The bishop and his retinue hacked into St. John’s computers and retrieved financial information, apparently to support Smith’s view that Hansen had “abandoned communion with his church” by being in arrears in payment to the diocese and taking an unauthorized sabbatical.
The support group for the Connecticut Six insist that Smith’s action against Hansen under Title IV, Cannon 10 for “abandonment of communion” is “wholly and patently a misuse of that canon. It is clearly inapplicable where, as here, the priest being charged has resolutely maintained his commitment to the theology and structure of the Communion. It is Bishop Smith, not Fr. Hansen, who has stepped outside the normative teachings of the Anglican Communion by participating in the consecration of the Bishop of New Hampshire, his ordination of active same-sex partnered clergy and his teachings consistent with these actions. It is Bishop Smith, not Fr. Hansen, who has aided and abetted these theological innovations that threaten our Episcopal Church's very claim to be Anglican.”
Since the sanction Smith has applied against Hansen is one used ordinarily for canonical offenses, Smith has undercut his case by insisting that he is not discharging Hansen on a point of theology; according to Smith, it’s all about money and clerical defiance.
Hansen is in arrears in payments for a diocesan loan, and he has taken an unauthorized sabbatical.
“The bishop is fully aware,” Hansen said, “that family circumstances necessitated a sabbatical leave. I have informed him of the fact that our son has needs requiring a variety of specialized support services. The needs are real, and the services are expensive. In inhibiting me, the bishop has knowingly and willfully endangered my family’s well-being and security. If the bishop had issues with my contractual arrangements with the congregation, surely his concerns could have been expressed through pastoral rather than canonical actions, particularly in light of his knowledge of my specific circumstances.”

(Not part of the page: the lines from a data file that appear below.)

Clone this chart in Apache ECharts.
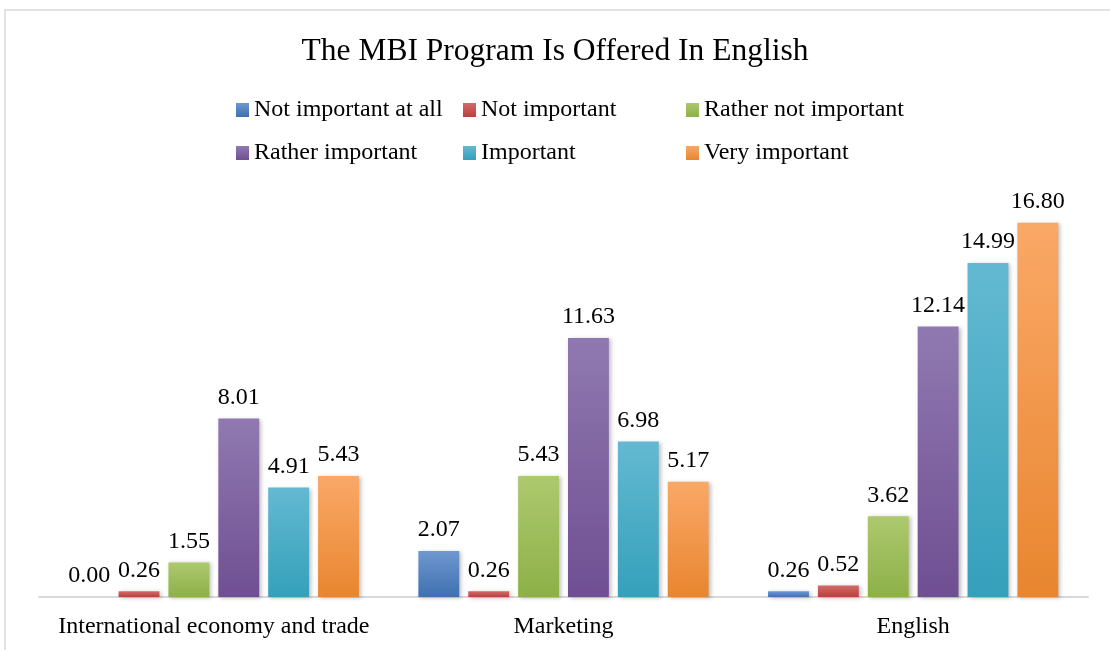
<!DOCTYPE html>
<html>
<head>
<meta charset="utf-8">
<script src="https://cdn.jsdelivr.net/npm/echarts@6/dist/echarts.min.js"></script>
<style>
  html, body { margin: 0; padding: 0; background: #fff; }
  #main { width: 1110px; height: 650px; }
</style>
</head>
<body>
<div id="main"></div>
<script>
const categories = ['International economy and trade', 'Marketing', 'English']
const seriesNames = ['Not important at all', 'Not important', 'Rather not important', 'Rather important', 'Important', 'Very important']
const notImportantAtAll = [0.00, 2.07, 0.26]
const notImportant = [0.26, 0.26, 0.52]
const ratherNotImportant = [1.55, 5.43, 3.62]
const ratherImportant = [8.01, 11.63, 12.14]
const important = [4.91, 6.98, 14.99]
const veryImportant = [5.43, 5.17, 16.80]

const values = [notImportantAtAll, notImportant, ratherNotImportant, ratherImportant, important, veryImportant]
// top / bottom colours of each bar gradient
const shades = [
  ['#6f98cf', '#3f70b0'],
  ['#d46a67', '#b8413e'],
  ['#adc96e', '#8db048'],
  ['#9079b0', '#6f4f92'],
  ['#63b9d1', '#35a0bb'],
  ['#faa867', '#e8862f'],
]
const font = '"Liberation Serif", "Times New Roman", serif'

let chart = echarts.init(document.getElementById('main'))

const series = seriesNames.map((name, i) => ({
  name: name,
  type: 'bar',
  data: values[i],
  barGap: '22%',
  barCategoryGap: '17%',
  itemStyle: {
    color: new echarts.graphic.LinearGradient(0, 0, 0, 1, [
      { offset: 0, color: shades[i][0] },
      { offset: 1, color: shades[i][1] },
    ]),
    shadowColor: 'rgba(0,0,0,0.25)',
    shadowBlur: 4,
    shadowOffsetX: 2,
    shadowOffsetY: 1,
  },
  label: {
    show: true,
    position: 'top',
    distance: 9,
    color: '#000',
    fontFamily: font,
    fontSize: 24,
    formatter: p => p.value.toFixed(2),
  },
}))

const legendBase = {
  orient: 'vertical',
  top: 98,
  padding: 0,
  itemWidth: 13,
  itemHeight: 14,
  itemGap: 19,
  icon: 'rect',
  textStyle: { fontFamily: font, fontSize: 24, color: '#000', lineHeight: 24 },
}

chart.setOption({
  animation: false,
  backgroundColor: '#fff',
  title: {
    text: 'The MBI Program Is Offered In English',
    left: 'center',
    top: 31,
    textStyle: { fontFamily: font, fontSize: 31.5, fontWeight: 'normal', color: '#000' },
  },
  legend: [
    Object.assign({}, legendBase, { left: 236, data: [seriesNames[0], seriesNames[3]] }),
    Object.assign({}, legendBase, { left: 463, data: [seriesNames[1], seriesNames[4]] }),
    Object.assign({}, legendBase, { left: 686, data: [seriesNames[2], seriesNames[5]] }),
  ],
  grid: { left: 39, right: 22, top: 196, bottom: 53 },
  xAxis: {
    type: 'category',
    data: categories,
    axisLine: { lineStyle: { color: '#d9d9d9', width: 2 } },
    axisTick: { show: false },
    axisLabel: { interval: 0, fontFamily: font, fontSize: 24, color: '#000', margin: 18 },
  },
  yAxis: {
    type: 'value',
    min: 0,
    max: 18,
    show: false,
    splitLine: { show: false },
  },
  graphic: [{
    type: 'rect',
    shape: { x: 5, y: 10, width: 1120, height: 660 },
    style: { fill: 'none', stroke: '#d9d9d9', lineWidth: 1.5 },
    silent: true,
  }],
  series: series,
})
</script>
</body>
</html>
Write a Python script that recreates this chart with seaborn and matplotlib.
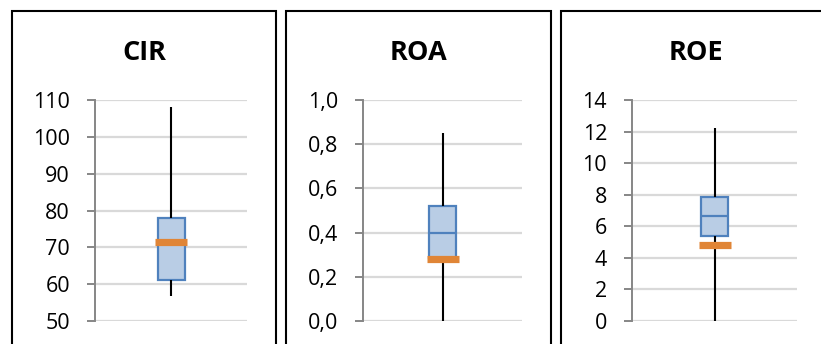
import matplotlib
matplotlib.use("Agg")
import matplotlib.pyplot as plt
from matplotlib.patches import Rectangle
import seaborn as sns

# five-number summaries: min, q1, median, q3, max
cir_stats = [56.8, 61.1, 71.3, 77.9, 108.1]
roa_stats = [0.0, 0.285, 0.397, 0.520, 0.852]
roe_stats = [0.0, 5.38, 6.67, 7.88, 12.2]

# orange marker value in each panel
cir_mark = 71.4
roa_mark = 0.279
roe_mark = 4.81

titles = ["CIR", "ROA", "ROE"]
cir_ticks = [50, 60, 70, 80, 90, 100, 110]
cir_labels = ["50", "60", "70", "80", "90", "100", "110"]
roa_ticks = [0.0, 0.2, 0.4, 0.6, 0.8, 1.0]
roa_labels = ["0,0", "0,2", "0,4", "0,6", "0,8", "1,0"]
roe_ticks = [0, 2, 4, 6, 8, 10, 12, 14]
roe_labels = ["0", "2", "4", "6", "8", "10", "12", "14"]

sns.set_style("white")
plt.rcParams["font.family"] = ["Open Sans", "DejaVu Sans"]

W, H = 821, 344
fig = plt.figure(figsize=(W / 100, H / 100), dpi=100)

# panel frames (left, right) in pixels, axes (left, right) in pixels
frames = [(12, 276), (286, 551), (561, 830)]
axes_px = [(95, 247), (363, 522), (632, 797)]
ax_top, ax_bot = 100, 321

panels = [
    (cir_stats, cir_mark, cir_ticks, cir_labels),
    (roa_stats, roa_mark, roa_ticks, roa_labels),
    (roe_stats, roe_mark, roe_ticks, roe_labels),
]

for i, (stats, mark, ticks, labels) in enumerate(panels):
    fl, fr = frames[i]
    fig.add_artist(Rectangle((fl / W, -0.1), (fr - fl) / W, (H - 11) / H + 0.1,
                             transform=fig.transFigure, fill=False,
                             edgecolor="black", linewidth=1.5))
    fig.text((fl + fr) / 2 / W, 1 - 53 / H, titles[i], ha="center", va="center",
             fontsize=19.5, fontweight="bold", color="black")

    al, ar = axes_px[i]
    ax = fig.add_axes([al / W, (H - ax_bot) / H, (ar - al) / W, (ax_bot - ax_top) / H])
    bw = 27 / (ar - al)
    sns.boxplot(y=stats, whis=(0, 100), width=bw, ax=ax,
                showcaps=False, fliersize=0,
                boxprops=dict(facecolor="#B9CDE5", edgecolor="#4F81BD", linewidth=1.6),
                medianprops=dict(color="#4F81BD", linewidth=1.6),
                whiskerprops=dict(color="black", linewidth=1.5))
    ax.plot([0], [mark], marker="_", markersize=22.5, markeredgewidth=5.2,
            color="#E08536", zorder=5)

    ax.set_xlim(-0.5, 0.5)
    ax.set_ylim(ticks[0], ticks[-1])
    ax.set_yticks(ticks)
    ax.set_yticklabels(labels)
    ax.set_xticks([])
    ax.set_ylabel("")
    ax.grid(axis="y", color="#D9D9D9", linewidth=1.6)
    ax.set_axisbelow(True)
    for s in ["top", "right", "bottom"]:
        ax.spines[s].set_visible(False)
    ax.spines["left"].set_color("#868686")
    ax.spines["left"].set_linewidth(1.4)
    ax.tick_params(axis="y", length=6, width=1.4, color="#868686", pad=12,
                   labelsize=15.5, labelcolor="black", left=True)

fig.savefig("out.png", dpi=100)
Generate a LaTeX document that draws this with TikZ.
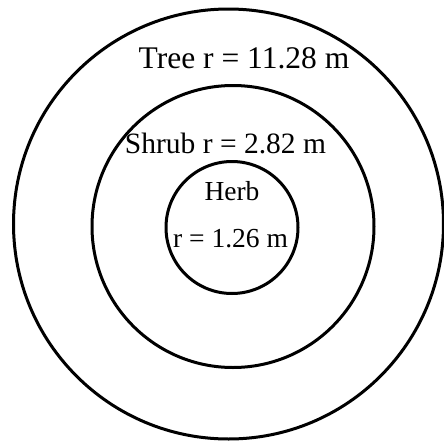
\documentclass[tikz,border=0pt]{standalone}
\usepackage{fontspec}
\setmainfont{Liberation Serif}
\begin{document}
\begin{tikzpicture}[x=1pt, y=-1pt, line width=3pt,
    lbl/.style={anchor=base, inner sep=0pt}]
    \useasboundingbox (0,0) rectangle (444,445);
    % Plot boundaries
    \draw (228.5,224) circle (215pt);
    \draw (233,226.5) circle (141pt);
    \draw (232,227.5) circle (66pt);

    % Radius labels
    \node[lbl, font=\fontsize{31.5}{36}\selectfont] (tree) at (244,68) {Tree r = 11.28 m};
    \node[lbl, font=\fontsize{29.5}{34}\selectfont] (shrub) at (225.5,153) {Shrub r = 2.82 m};
    \node[lbl, font=\fontsize{27.5}{32}\selectfont] (herb) at (232,200) {Herb};
    \node[lbl, font=\fontsize{27.5}{32}\selectfont] (herbr) at (230.5,247) {r = 1.26 m};
\end{tikzpicture}
\end{document}
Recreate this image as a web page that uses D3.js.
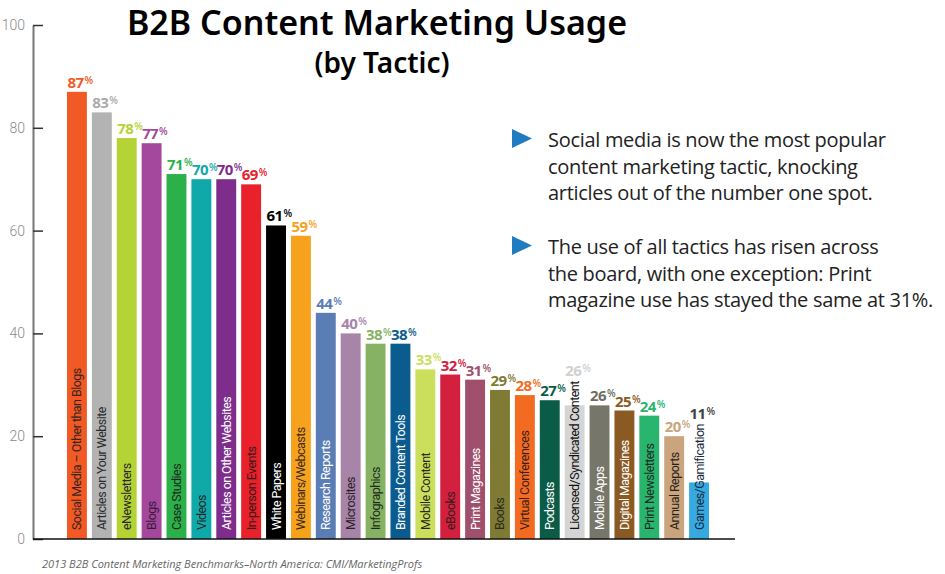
<!DOCTYPE html>
<meta charset="utf-8">
<script src="https://d3js.org/d3.v7.min.js"></script>
<style>
  body { margin: 0; background: #fff; }
</style>
<div id="chart"></div>
<script>

// data
var tactics = ["Social Media – Other than Blogs", "Articles on Your Website", "eNewsletters", "Blogs",
  "Case Studies", "Videos", "Articles on Other Websites", "In-person Events", "White Papers",
  "Webinars/Webcasts", "Research Reports", "Microsites", "Infographics", "Branded Content Tools",
  "Mobile Content", "eBooks", "Print Magazines", "Books", "Virtual Conferences", "Podcasts",
  "Licensed/Syndicated Content", "Mobile Apps", "Digital Magazines", "Print Newsletters",
  "Annual Reports", "Games/Gamification"];
var usage = [87, 83, 78, 77, 71, 70, 70, 69, 61, 59, 44, 40, 38, 38, 33, 32, 31, 29, 28, 27, 26, 26, 25, 24, 20, 11];
var yTicks = [0, 20, 40, 60, 80, 100];

var barColors = ["#f15a24", "#b3b3b3", "#b5d334", "#a3489c", "#2bb04a", "#10a9aa", "#7f2d8c", "#e8212b",
  "#000000", "#f7a21c", "#5b7db6", "#a784a8", "#86b363", "#0a5b8e", "#cbdf5c", "#d3203f", "#a04f6c",
  "#7f7b34", "#f26b21", "#0b5c47", "#d5d5d5", "#77766a", "#8b5a23", "#2ab56f", "#c9a47c", "#36a9e1"];
var valueColors = ["#f15a24", "#aaaaaa", "#b5d334", "#a3489c", "#2bb04a", "#10a9aa", "#7f2d8c", "#e8212b",
  "#000000", "#f7a21c", "#5b7db6", "#a784a8", "#86b363", "#0a5b8e", "#cbdf5c", "#d3203f", "#a04f6c",
  "#7f7b34", "#f26b21", "#0b5c47", "#d0d0d0", "#6f6e62", "#8b5a23", "#2ab56f", "#c9a47c", "#444444"];
// dark or white lettering inside each bar
var inkColors = ["#3a2420", "#2a2a2a", "#2a2a2a", "#3a1a3a", "#1f2a1f", "#1f2a2a", "#ffffff", "#3a1a1a",
  "#ffffff", "#3a2a1a", "#ffffff", "#2a1f2a", "#1f2a1a", "#ffffff", "#2a2a1a", "#3a1a1a", "#ffffff",
  "#2a2a1a", "#3a1f1a", "#ffffff", "#111111", "#ffffff", "#ffffff", "#1f2a1f", "#2a1f1a", "#1a2a3a"];

var bullets = [
  ["Social media is now the most popular", "content marketing tactic, knocking", "articles out of the number one spot."],
  ["The use of all tactics has risen across", "the board, with one exception: Print", "magazine use has stayed the same at 31%."]
];

var width = 945, height = 574;

var svg = d3.select("#chart")
  .append("svg")
    .attr("width", width)
    .attr("height", height);

var x = d3.scaleBand()
    .domain(tactics)
    .range([64.5, 711.5])
    .paddingInner(0.2)
    .paddingOuter(0.1);

var y = d3.scaleLinear()
    .domain([0, 100])
    .range([539, 25]);

// y axis, ticks pointing into the plot
var yAxis = svg.append("g")
    .attr("transform", "translate(33,0)")
    .call(d3.axisLeft(y).tickValues(yTicks).tickSizeInner(-10).tickSizeOuter(0).tickPadding(8));
yAxis.select(".domain").attr("stroke", "#777").attr("stroke-width", 2);
yAxis.selectAll(".tick line").attr("stroke", "#333").attr("stroke-width", 1.5);
yAxis.selectAll(".tick text")
    .attr("fill", "#8a8a8a")
    .style("font-family", "Roboto, 'Noto Sans', sans-serif")
    .style("font-size", "14px")
    .style("font-weight", 300);

// bars
var rows = tactics.map(function(t, i) { return {name: t, value: usage[i], i: i}; });

var bar = svg.selectAll(".bar")
    .data(rows)
    .enter()
    .append("g")
      .attr("class", "bar");

bar.append("rect")
    .attr("x", function(d) { return x(d.name); })
    .attr("y", function(d) { return y(d.value); })
    .attr("width", x.bandwidth())
    .attr("height", function(d) { return y(0) - y(d.value); })
    .style("fill", function(d) { return barColors[d.i]; });

// category names written up the bars
var names = bar.append("text")
    .attr("transform", function(d) { return "translate(" + (x(d.name) + x.bandwidth() / 2 + 4.5) + "," + (y(0) - 9) + ") rotate(-90)"; })
    .attr("text-anchor", "start")
    .style("font-family", "Roboto, sans-serif")
    .style("font-size", "12.5px")
    .style("letter-spacing", "-0.55px")
    .style("fill", function(d) { return inkColors[d.i]; })
    .text(function(d) { return d.name; });

// value labels, lifted over the name when the name runs past the bar
var vals = bar.append("text")
    .attr("x", function(d) { return x(d.name) + 0.5; })
    .attr("y", function(d, k) {
      var top = y(0) - 9 - names.nodes()[k].getComputedTextLength();
      return Math.min(y(d.value), top - 1) - 4;
    })
    .style("font-family", "'Open Sans', sans-serif")
    .style("font-weight", 700)
    .style("font-size", "15px")
    .style("letter-spacing", "-0.6px")
    .style("fill", function(d) { return valueColors[d.i]; });
vals.append("tspan").text(function(d) { return d.value; });
vals.append("tspan")
    .attr("dy", -4)
    .attr("dx", 1)
    .style("font-size", "10px")
    .style("font-weight", 600)
    .text("%");

// baseline
svg.append("line")
    .attr("x1", 33).attr("x2", 735)
    .attr("y1", y(0)).attr("y2", y(0))
    .attr("stroke", "#111")
    .attr("stroke-width", 1.5);

// title
svg.append("text")
    .attr("x", 377).attr("y", 35)
    .attr("text-anchor", "middle")
    .style("font-family", "'Noto Sans', sans-serif")
    .style("font-weight", 600)
    .style("font-size", "34px")
    .style("fill", "#000")
    .text("B2B Content Marketing Usage");

svg.append("text")
    .attr("x", 382).attr("y", 73)
    .attr("text-anchor", "middle")
    .style("font-family", "'Noto Sans', sans-serif")
    .style("font-weight", 600)
    .style("font-size", "28px")
    .style("fill", "#000")
    .text("(by Tactic)");

// notes on the right
var notes = svg.append("g");
bullets.forEach(function(lines, b) {
  var top = 147 + b * 107;
  notes.append("path")
      .attr("d", "M512," + (top - 18) + "L532," + (top - 8.5) + "L512," + (top + 1) + "Z")
      .style("fill", "#1f7cc1");
  lines.forEach(function(line, k) {
    notes.append("text")
        .attr("x", 548)
        .attr("y", top + k * 26.5)
        .style("font-family", "'Open Sans', sans-serif")
        .style("font-size", "20px")
        .style("letter-spacing", "-0.3px")
        .style("fill", "#222")
        .text(line);
  });
});

// source
svg.append("text")
    .attr("x", 42).attr("y", 568)
    .style("font-family", "'Open Sans', sans-serif")
    .style("font-style", "italic")
    .style("font-size", "11px")
    .style("fill", "#666")
    .text("2013 B2B Content Marketing Benchmarks–North America: CMI/MarketingProfs");

</script>
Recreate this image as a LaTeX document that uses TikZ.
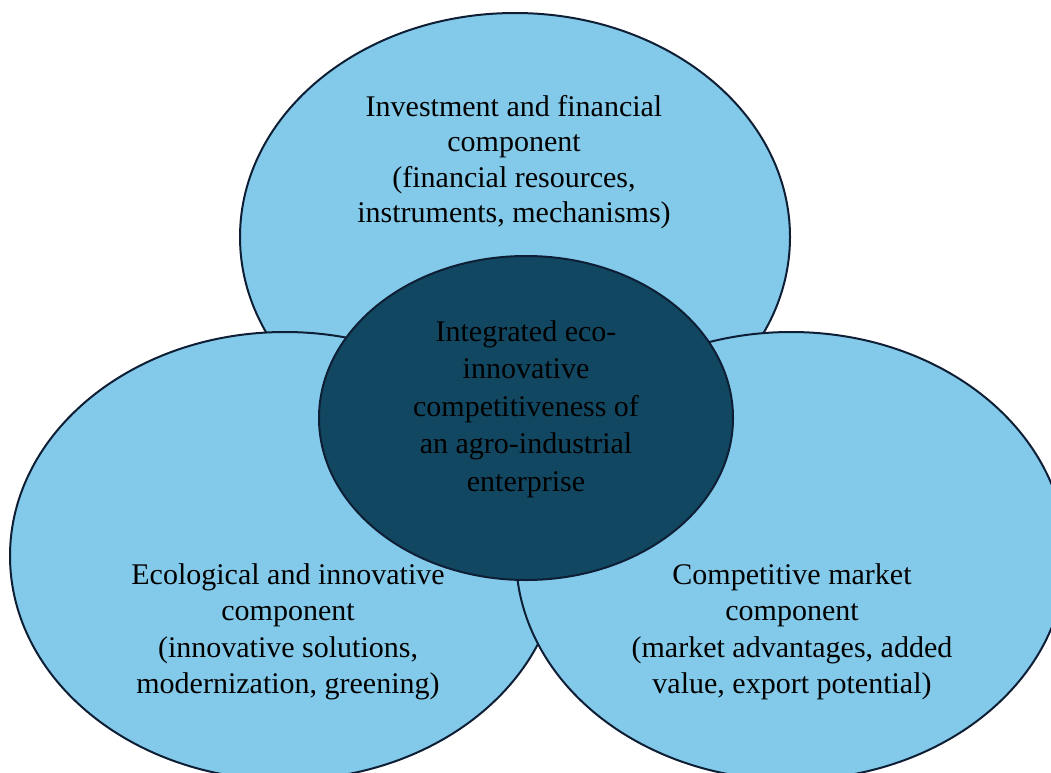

The last time a bishop in Connecticut sought to remove a priest from his parish for insufficient reasons, the bishop was flayed alive by the media. The hapless bishop now finds himself fending off a legal suit. It had been hotly asserted in numerous stories and editorials that the bishop had used a charge of financial mismanagement as a cover for ridding himself of a pestiferous priest. Since the bishop was a Catholic and the priest an African, it was also suggested that the bishop may have been racially motivated. One editorial suggested that the sex scandal in the Catholic Church had considerably reduced the trust quotient of the laity towards its bishops.
Yet here is a case, emblematic of a split in the world-wide Anglican Church, in which a bishop may have discharged a priest on the same false pretense and, in addition, has threatened to discharge five other priests.
And the silence surrounding these events is deafening.